This year has been one of the most tumultuous in modern history. That is owed almost entirely to the COVID-19 pandemic, which has swept across the globe and served as a destabilizing force socially, politically, and economically. It should come as no surprise that Canadians have erred on the side of extreme caution this year. However, I want to discuss why that is pushing them to make one huge mistake in their TFSA.
A recent report from Canadian Imperial Bank of Commerce revealed that Canadian households and businesses were holding on to more than $170 billion in excess cash. Households alone are sitting on $90 billion. That is equal to 4% of total consumer spending. Savings rates have shot up during the pandemic, as citizens have been forced to cancel many of their 2020 plans. However, many Canadian households are not putting that excess cash to use.
The CIBC report also said that the savings rates for Canadians has climbed to 13.6%. That is compared to 3.6% before the pandemic. This is one of the only silver linings during a brutal year. However, this increase in savings risks going to waste.
Why holding cash in your TFSA in 2020 has been a horrible idea
Around this time last year, I’d warned Canadians against making one huge TFSA mistake in 2020. That mistake? Holding cash in their TFSA rather than putting it to work for them.
The great benefit of the TFSA is its ability to offer capital growth and income to investors without being subjected to a capital gains tax. Even better, this account offers wonderful flexibility. Want to sell your stake and spend your tax-free gains and/or income? No problem. You can withdraw your TFSA funds without suffering a penalty.

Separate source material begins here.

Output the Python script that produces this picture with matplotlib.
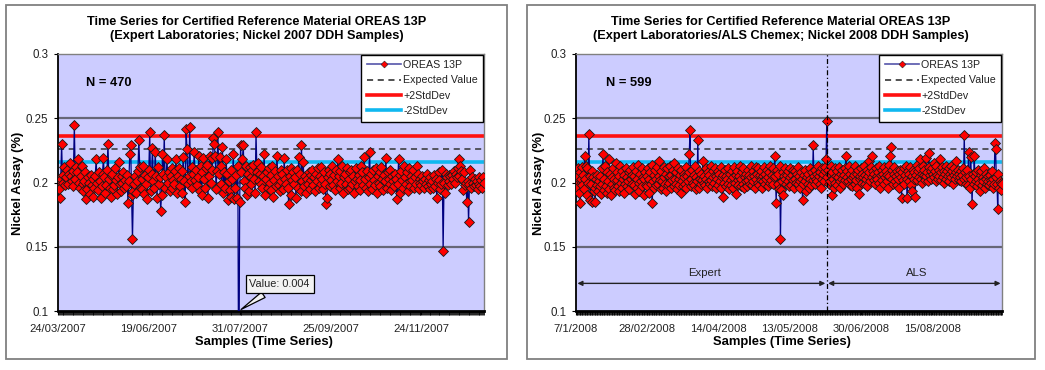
import matplotlib
matplotlib.use("Agg")
import matplotlib.pyplot as plt
from matplotlib.lines import Line2D
from matplotlib.patches import Rectangle
import numpy as np

plt.rcParams['font.family'] = ['Liberation Sans', 'DejaVu Sans']

# ---------------- data (values in thousandths of % Ni) ----------------
ni_2007 = [
    202,195,188,203,230,200,206,212,198,204,210,199,207,215,205,201,197,209,245,203,
    212,208,218,200,196,205,213,199,193,201,208,187,195,204,200,191,206,198,203,189,
    196,205,218,200,194,208,201,188,197,207,219,204,192,198,210,230,203,196,189,205,
    207,195,198,211,202,191,204,216,199,193,205,200,208,196,202,197,206,184,201,222,
    229,190,156,193,199,205,192,201,209,233,212,196,203,195,213,191,206,199,187,204,
    210,239,193,207,227,201,196,224,205,188,212,199,204,178,190,222,207,237,196,204,
    218,200,208,193,205,196,211,202,199,209,218,192,205,211,197,203,192,209,220,201,
    185,242,226,199,205,243,201,212,196,207,224,202,210,198,204,221,193,213,190,208,
    219,203,196,211,214,188,205,221,200,219,210,235,230,221,195,209,239,207,220,213,
    199,228,192,208,196,218,207,186,201,194,210,189,203,222,187,196,206,188,213,4,
    185,229,208,218,229,201,196,213,190,207,193,212,204,199,210,214,203,192,239,208,
    215,201,207,199,212,196,205,222,190,203,208,196,211,200,194,206,213,189,202,209,
    197,221,205,198,193,210,201,207,195,219,203,199,210,196,183,205,211,190,202,208,
    199,204,188,210,196,220,207,193,229,201,216,197,205,192,203,199,208,195,202,206,
    210,198,204,193,207,201,211,196,205,199,212,203,195,208,199,183,188,204,210,197,
    207,202,213,198,206,194,210,201,218,205,196,209,200,213,192,204,207,199,211,195,
    203,208,196,210,199,205,192,201,211,203,197,206,194,202,213,208,198,220,203,196,
    209,193,204,224,199,207,195,210,202,198,211,192,205,200,208,197,212,203,194,206,
    201,219,196,208,203,199,210,194,205,201,197,207,203,187,199,218,206,192,209,202,
    196,213,204,199,208,193,211,201,197,205,202,210,196,204,199,213,207,195,203,200,
    198,205,201,196,203,199,207,197,202,195,204,199,201,196,206,197,203,188,200,208,
    202,195,199,210,147,200,192,207,204,198,206,201,205,199,206,203,209,200,207,204,
    211,218,205,213,209,203,194,208,198,200,185,201,169,199,210,196,204,200,197,203,
    198,201,195,204,199,197,202,196,204,200,
]

ni_2008 = [
    200,204,196,211,192,208,184,203,212,198,206,195,221,203,213,190,211,200,238,205,
    186,199,209,185,204,193,196,185,203,198,206,193,201,197,205,191,199,211,222,194,
    203,213,197,208,192,201,218,195,207,190,204,199,211,196,203,194,215,202,208,197,
    205,193,213,200,196,209,203,192,206,199,211,197,204,201,208,195,210,203,199,206,
    212,198,205,191,209,203,196,214,200,193,207,201,211,197,204,190,203,208,198,205,
    197,211,203,192,208,199,214,184,201,206,196,210,203,198,212,199,205,217,202,195,
    209,201,196,212,204,199,207,193,211,198,205,200,213,196,206,202,210,197,215,203,
    199,208,195,211,203,198,206,192,210,201,197,207,204,199,212,196,205,201,208,222,
    241,203,197,210,200,206,198,213,195,204,201,233,196,209,203,199,207,202,217,200,
    205,198,211,203,196,208,201,206,199,213,202,197,209,204,200,211,196,205,203,209,
    198,207,201,212,196,204,189,206,200,210,197,205,203,199,211,195,207,202,198,209,
    204,196,212,200,206,191,209,202,198,205,213,197,203,208,199,211,196,204,201,207,
    197,210,202,206,199,213,204,198,209,201,205,196,212,203,207,200,211,198,206,202,
    209,196,205,201,212,199,207,203,210,197,204,208,200,213,202,206,199,211,204,221,
    205,184,210,199,207,195,213,156,194,201,208,190,205,203,211,199,206,201,209,197,
    204,211,198,206,202,210,196,203,209,200,207,212,199,205,201,196,208,203,186,199,
    206,201,210,193,204,199,207,196,211,203,198,208,202,229,205,199,210,203,207,201,
    213,205,199,208,196,211,203,207,201,209,212,218,248,204,210,199,207,201,213,190,
    208,203,196,211,200,205,209,198,204,212,201,196,207,203,210,199,206,202,211,221,
    209,204,201,213,207,198,203,210,197,204,206,199,213,202,196,207,210,191,203,205,
    211,200,207,204,213,199,206,203,210,197,205,208,217,201,212,221,204,209,202,207,
    199,211,205,203,208,200,213,196,206,210,202,207,199,212,204,209,201,206,196,214,
    205,221,228,203,210,199,207,212,201,205,198,209,203,207,196,210,204,188,208,202,
    211,199,206,213,203,188,209,201,207,212,198,205,193,210,203,208,189,206,214,202,
    209,204,211,218,203,207,200,213,206,210,202,219,205,208,201,223,212,206,209,203,
    211,207,204,215,209,201,213,206,203,210,205,218,208,202,212,204,209,200,207,213,
    203,209,205,211,201,207,213,204,209,199,206,211,203,208,217,205,210,202,207,204,
    209,201,206,211,203,237,208,199,204,210,198,224,205,196,220,203,183,207,199,221,
    205,201,208,197,203,210,200,193,206,209,198,204,201,211,196,207,203,199,205,201,
    198,206,202,200,209,196,203,199,231,226,204,199,179,207,196,201,200,194,199,
]

expected_value = 0.226
plus_2sd = 0.236
minus_2sd = 0.216

ticks_2007 = [0, 100, 200, 300, 400]
labels_2007 = ["24/03/2007", "19/06/2007", "31/07/2007", "25/09/2007", "24/11/2007"]
ticks_2008 = [0, 100, 200, 300, 400, 500]
labels_2008 = ["7/1/2008", "28/02/2008", "14/04/2008", "13/05/2008", "30/06/2008", "15/08/2008"]

titles = [
    "Time Series for Certified Reference Material OREAS 13P\n(Expert Laboratories; Nickel 2007 DDH Samples)",
    "Time Series for Certified Reference Material OREAS 13P\n(Expert Laboratories/ALS Chemex; Nickel 2008 DDH Samples)",
]
n_labels = ["N = 470", "N = 599"]
outlier_label = "Value: 0.004"
outlier_index = 199
lab_switch_index = 352
lab_names = ["Expert", "ALS"]

# ---------------- figure ----------------
W, H = 1045, 370
fig = plt.figure(figsize=(W / 100, H / 100), dpi=100)

def px_rect(x0, y0, x1, y1):
    return [x0 / W, 1 - y1 / H, (x1 - x0) / W, (y1 - y0) / H]

BG = "#CCCCFF"
NAVY = "#000080"
GRIDC = "#666677"

panels = [(6, 5, 507, 359), (527, 5, 1035, 359)]
axes_px = [(58, 54, 484, 311), (576, 54, 1002, 311)]

for p in panels:
    fig.patches.append(Rectangle((p[0] / W, 1 - p[3] / H), (p[2] - p[0]) / W, (p[3] - p[1]) / H,
                                 transform=fig.transFigure, fill=False, edgecolor="#808080",
                                 linewidth=1.3))

datasets = [ni_2007, ni_2008]
tick_sets = [(ticks_2007, labels_2007), (ticks_2008, labels_2008)]

for k in range(2):
    vals = np.array(datasets[k], dtype=float) / 1000.0
    n = len(vals)
    x = np.arange(n)
    ax = fig.add_axes(px_rect(*axes_px[k]))
    ax.set_facecolor(BG)
    ax.set_xlim(0, n - 1)
    ax.set_ylim(0.1, 0.3)

    for g in [0.15, 0.2, 0.25]:
        ax.axhline(g, color=GRIDC, lw=1.6, zorder=1)

    ax.axhline(plus_2sd, color="#FF1010", lw=2.6, zorder=2)
    ax.axhline(minus_2sd, color="#10B8F0", lw=2.6, zorder=2)
    ax.axhline(expected_value, color="#333333", lw=1.1, ls=(0, (4, 3)), zorder=2)

    ax.plot(x, vals, color=NAVY, lw=0.9, zorder=3,
            marker="D", markersize=4.6, markerfacecolor="#FF0000",
            markeredgecolor="#1a1a1a", markeredgewidth=0.6)

    ax.set_yticks([0.1, 0.15, 0.2, 0.25, 0.3])
    ax.set_yticklabels(["0.1", "0.15", "0.2", "0.25", "0.3"], fontsize=8.3, color="#222222")
    ticks, labels = tick_sets[k]
    ax.set_xticks(ticks)
    ax.set_xticklabels(labels, fontsize=8.1, color="#222222")
    ax.set_xticks(np.arange(0, n, 1), minor=True)
    ax.tick_params(axis="x", which="minor", length=3, width=0.6, color="black", direction="out")
    ax.tick_params(axis="x", which="major", length=3, width=0.8, color="black", direction="out", pad=6)
    ax.tick_params(axis="y", length=3, width=0.8, direction="out", pad=4)

    for s in ["top", "right"]:
        ax.spines[s].set_color("#808080")
        ax.spines[s].set_linewidth(1.0)
    ax.spines["left"].set_color("black")
    ax.spines["left"].set_linewidth(1.3)
    ax.spines["bottom"].set_color("black")
    ax.spines["bottom"].set_linewidth(2.0)

    ax.text(0.065 if k == 0 else 0.07, 0.886, n_labels[k], transform=ax.transAxes,
            fontsize=9.3, fontweight="bold", va="center", ha="left")

    handles = [
        Line2D([], [], color="#5555AA", lw=1.2, marker="D", markersize=3.5,
               markerfacecolor="#FF0000", markeredgecolor="#222222", markeredgewidth=0.4),
        Line2D([], [], color="#222222", lw=1.1, ls=(0, (4, 3))),
        Line2D([], [], color="#FF1010", lw=2.6),
        Line2D([], [], color="#10B8F0", lw=2.6),
    ]
    leg = ax.legend(handles, ["OREAS 13P", "Expected Value", "+2StdDev", "-2StdDev"],
                    loc="upper right", bbox_to_anchor=(0.998, 0.997), borderaxespad=0,
                    fontsize=7.7, handlelength=3.2, handletextpad=0.2, labelspacing=0.5,
                    frameon=True, fancybox=False, edgecolor="black", framealpha=1,
                    borderpad=0.5)
    leg.get_frame().set_linewidth(1.0)
    for t in leg.get_texts():
        t.set_color("#222222")

    # texts outside the axes
    p = panels[k]
    a = axes_px[k]
    cx = (p[0] + p[2]) / 2
    fig.text(cx / W, 1 - 29 / H, titles[k], ha="center", va="center", fontsize=9.2,
             fontweight="bold", linespacing=1.2)
    fig.text(((a[0] + a[2]) / 2 - 7) / W, 1 - 342 / H, "Samples (Time Series)", ha="center",
             va="center", fontsize=9.4, fontweight="bold")
    ylx = 18 if k == 0 else 539
    fig.text(ylx / W, 1 - 183 / H, "Nickel Assay (%)", ha="center", va="center",
             rotation=90, fontsize=9.4, fontweight="bold")

    if k == 0:
        ax.annotate(outlier_label, xy=(outlier_index, 0.1), xytext=(244, 0.121),
                    fontsize=7.8, ha="center", va="center", color="#222222",
                    bbox=dict(boxstyle="square,pad=0.35", fc="#F2F2F2", ec="black", lw=0.9),
                    arrowprops=dict(arrowstyle="wedge,tail_width=0.6,shrink_factor=0.5",
                                    fc="#F2F2F2", ec="black", lw=0.9),
                    zorder=6, annotation_clip=False)
    else:
        ax.axvline(lab_switch_index, color="black", lw=0.9, ls=(0, (4, 2, 1, 2)), zorder=4)
        ay = 0.1215
        ax.annotate("", xy=(2, ay), xytext=(lab_switch_index - 2, ay),
                    arrowprops=dict(arrowstyle="<|-|>", color="#222222", lw=1.0,
                                    mutation_scale=7, shrinkA=0, shrinkB=0))
        ax.annotate("", xy=(lab_switch_index + 2, ay), xytext=(n - 3, ay),
                    arrowprops=dict(arrowstyle="<|-|>", color="#222222", lw=1.0,
                                    mutation_scale=7, shrinkA=0, shrinkB=0))
        ax.text(180, 0.1295, lab_names[0], fontsize=8.2, ha="center", va="center", color="#222222")
        ax.text(479, 0.1295, lab_names[1], fontsize=8.2, ha="center", va="center", color="#222222")

fig.savefig("out.png", dpi=100, facecolor="white")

Canadians have been understandably wary during 2020. The COVID-19 pandemic has devastated Canada’s economy. It threatens to do more damage, as governments are ramping up restrictions as cases have climbed in October and November. Many are fearful of volatility in the stock market. However, there have been substantial gains on the TSX since the March market crash. Canadians sitting on cash from increased savings have missed out on massive capital-growth opportunities.
Consider spending your cash on these two stocks today
Instead of storing that cash in your TFSA, Canadians should be on the hunt for quality stocks. Back in September, I’d suggested WELL Health. Its shares have climbed 40% over the past three months.
Manulife (TSX:MFC)(NYSE:MFC) remains one of my favourite targets for a TFSA. This is one of the largest insurance providers and financial services companies in the country. Its shares have dropped 13% in 2020. However, the stock is up 10% in a three-month span.
Shares of Manulife last possessed a price-to-earnings ratio of 8.2 and a price-to-book value of 0.8. That puts this stock in very attractive value territory. Moreover, TFSA investors can feast on its quarterly dividend of $0.28 per share. That represents a strong 5.1% yield.
Sitting on a lot of cash in your TFSA? Air Canada is one stock to consider right now. Airlines have been pummeled during the pandemic but shares of Air Canada and its peers surged on promising vaccine news from Pfizer and Moderna. Its shares have climbed 33% month over month as of close on November 17.
Air Canada was one of the strongest stocks on the TSX over the course of the 2010s. It began the decade on the brink, facing potential bankruptcy due to the global financial crisis. Good leadership has vastly improved its balance sheet, making it well suited to weather a new storm.
A $1,000 investment in Air Canada at the beginning of the 2010s would have been worth $37,800 as of close on December 31, 2019. Those are tax-free gains worth getting excited about in a TFSA.